Ich hatte vor einiger Zeit über den OLG Nürnberg, Beschl. v. 04.07.2013 – 2 OLG Ss 113/13 – (vgl. dazu Belehrungsfehler I: Der verdichtete Tatverdacht) und den LG Saarbrücken, Beschl. v. 27.05.2013 – 6 Qs 61/13 (vgl. dazu Belehrungsfehler II: Das LG hebt auf, das AG hat nur durchgewunken) berichtet. Nun hat mich ein Kollege auf den LG Gießen, Beschl. v. 09.12.2013 – 7 Qs 196/13 – aufmerksam gemacht, der sich auch mit der Frage der Erforderlichkeit einer Belehrung befasst. Ausgangspunkt ist/war folgender Sachverhalt: Dem Beschuldigten wird ein Verstoß gegen §§ 315c Abs. 1 Nr. 1 StGB vorgeworfen. Er soll infolge Übermüdung (Sekundenschlaf) einen Auffahrunfall mit erheblichem Sachschaden verursacht haben. Deswegen ist dem Beschuldigten die Fahrerlaubnis vom AG gem. § 111a StPO vorläufig entzogen worden. Der dringende Verdacht eines kurzzeitigen Einschlafens des Beschuldigten wird u.a. auf Angaben des Beschuldigten gegenüber einem POK X. gestützt, wonach er wohl kurz eingeschlafen zu sein. Die Beschwerde des Beschuldigten, mit der u.a. die Unverwertbarkeit dieser Angaben geltend gemacht worden ist, hatte keinen Erfolg
Das LG bejaht die Verwertbarkeit der Angaben des Beschuldigten gegenüber dem Polizeibeamten mit der Begründung: Auch wenn bei einem Auffahrunfall bereits aufgrund der Tatsache des Auffahrens gegen den Hintermann der Verdacht einer Ordnungswidrigkeit gemäß §§ 1 Abs. 2, 4, 49 Abs. 1 Nr. 1 und 4 StVO, 24 StVG bestehen könne, begründe dieser allgemeine Verdacht noch keine Verpflichtung des Vernehmungsbeamten zur Belehrung gemäß §§ 136 Abs. 1, 163a Abs. 4 StPO schon vor der ersten Befragung des Auffahrenden. Die Beurteilung durch POK X., der davon ausgegangen sei, es gehe noch um Informationsgewinnung, sei nicht ermessenfehlerhaft oder missbräuchlich. Dies zeigte sich für das LG auch darin, dass er den Beschuldigten sofort nach dessen Äußerung zum Einschlafen gemäß § 136 Abs. 1 StPO belehrt hatte.

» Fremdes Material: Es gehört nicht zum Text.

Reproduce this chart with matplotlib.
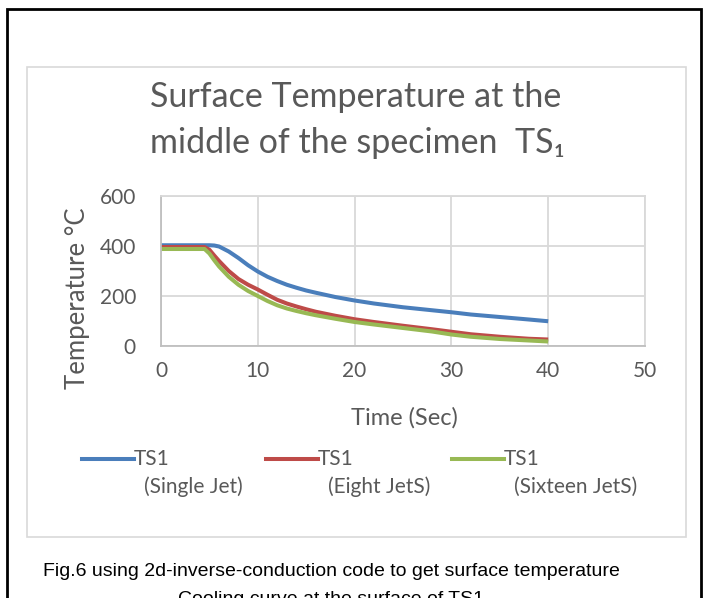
import matplotlib
matplotlib.use("Agg")
import matplotlib.pyplot as plt
from matplotlib.lines import Line2D
from matplotlib.patches import Rectangle

# time in seconds, temperatures in deg C
time = [0, 4.5, 5, 5.5, 6, 7, 8, 9, 10, 11, 12, 13, 14, 15, 16, 18, 20, 22, 25, 28, 30, 32, 35, 38, 40]
single_jet = [403, 403, 403, 402, 398, 378, 352, 323, 298, 277, 260, 245, 233, 222, 213, 196, 182, 170, 155, 143, 135, 126, 116, 106, 99]
eight_jets = [396, 396, 385, 362, 340, 300, 268, 245, 226, 205, 185, 170, 158, 147, 137, 121, 107, 96, 81, 67, 57, 47, 37, 29, 26]
sixteen_jets = [388, 388, 370, 343, 318, 277, 245, 220, 200, 180, 163, 150, 140, 131, 123, 109, 96, 86, 72, 58, 46, 37, 28, 22, 18]

series = [
    (single_jet, "#4A7EBB", "(Single Jet)"),
    (eight_jets, "#BE4B48", "(Eight JetS)"),
    (sixteen_jets, "#98B954", "(Sixteen JetS)"),
]

W, H = 704, 598
fig = plt.figure(figsize=(W / 100, H / 100), dpi=100)
font = "Lato"
grey = "#595959"

def fx(px):
    return px / W

def fy(py):
    return 1 - py / H

# page border and chart area border
fig.add_artist(Rectangle((fx(7), fy(640)), fx(694), 631 / H, fill=False,
                         edgecolor="black", linewidth=2, transform=fig.transFigure))
fig.add_artist(Rectangle((fx(27), fy(537)), fx(659), 470 / H, fill=False,
                         edgecolor="#D9D9D9", linewidth=1.2, transform=fig.transFigure))

ax = fig.add_axes([fx(161), fy(346), fx(645 - 161), (346 - 196) / H])
for vals, color, _ in series:
    ax.plot(time, vals, color=color, linewidth=2.9, solid_capstyle="butt")

ax.set_xlim(0, 50)
ax.set_ylim(0, 600)
ax.set_xticks(range(0, 51, 10))
ax.set_yticks(range(0, 601, 200))
ax.grid(True, color="#D9D9D9", linewidth=1.3)
ax.set_axisbelow(True)
for side, sp in ax.spines.items():
    sp.set_color("#D9D9D9")
    sp.set_linewidth(1.3)
ax.spines["left"].set_color("#BFBFBF")
ax.spines["bottom"].set_color("#BFBFBF")
ax.tick_params(length=0, labelsize=15, labelcolor=grey, pad=11)
ax.tick_params(axis="y", pad=18)
for lab in ax.get_xticklabels() + ax.get_yticklabels():
    lab.set_family(font)

fig.text(fx(356), fy(97), "Surface Temperature at the", ha="center", va="center",
         fontsize=24.5, color=grey, family=font)
fig.text(fx(357), fy(143), "middle of the specimen  TS\u2081", ha="center", va="center",
         fontsize=24.5, color=grey, family=[font, "DejaVu Sans"])
fig.text(fx(78), fy(298), "Temperature \u00b0C", rotation=90, ha="center", va="center",
         fontsize=18.5, color=grey, family=font)
fig.text(fx(404), fy(418), "Time (Sec)", ha="center", va="center",
         fontsize=17, color=grey, family=font)

# legend
leg_x = [82, 266, 452]
for (vals, color, name), x0 in zip(series, leg_x):
    fig.add_artist(Line2D([fx(x0), fx(x0 + 52)], [fy(459), fy(459)], color=color,
                          linewidth=2.9, transform=fig.transFigure))
    fig.text(fx(x0 + 52), fy(459), "TS1", ha="left", va="center",
             fontsize=15, color=grey, family=font)
    fig.text(fx(x0 + 62), fy(487), name, ha="left", va="center",
             fontsize=15, color=grey, family=font)

fig.text(fx(331), fy(571), "Fig.6 using 2d-inverse-conduction code to get surface temperature",
         ha="center", va="center", fontsize=14, color="black", family="Liberation Sans")
fig.text(fx(331), fy(600), "Cooling curve at the surface of TS1",
         ha="center", va="center", fontsize=14, color="black", family="Liberation Sans")

fig.savefig("out.png", dpi=100)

Eben kann man das m.E. nur sagen. Denn, wenn der Polizeibeamte den Beschuldigten nämlich sofort nach seiner Äußerung zum Einschlafen belehrt hat, dann spricht das m.E. dafür, dass sich auch schon vorher seine potentielle „Täterschaft“ bereits so verdichtet hatte, dass er nicht mehr nur „Auskunftsperson“ war, sondern bereits als Tatverdächtiger im Raum stand. Und das losgelöst vom Vorwurf des Strafverfahrens mit einem Verstoß gegen § 315c StGB, sondern ggf. auch und vor allem wegen des Vorwurfs einer Ordnungswidrigkeit nach §§ 1 Abs. 2, 4, 49 Abs. 1 Nr. 1 und 4 StVO, 24 StVG. Insoweit hätte er auf jeden Fall belehrt werden müssen. Die Entscheidung des LG legt daher m.E. die „Belehrungsschwelle“ zu weit nach hinten. Anders und richtig das LG Saarbrücken in der o.a. Entscheidung.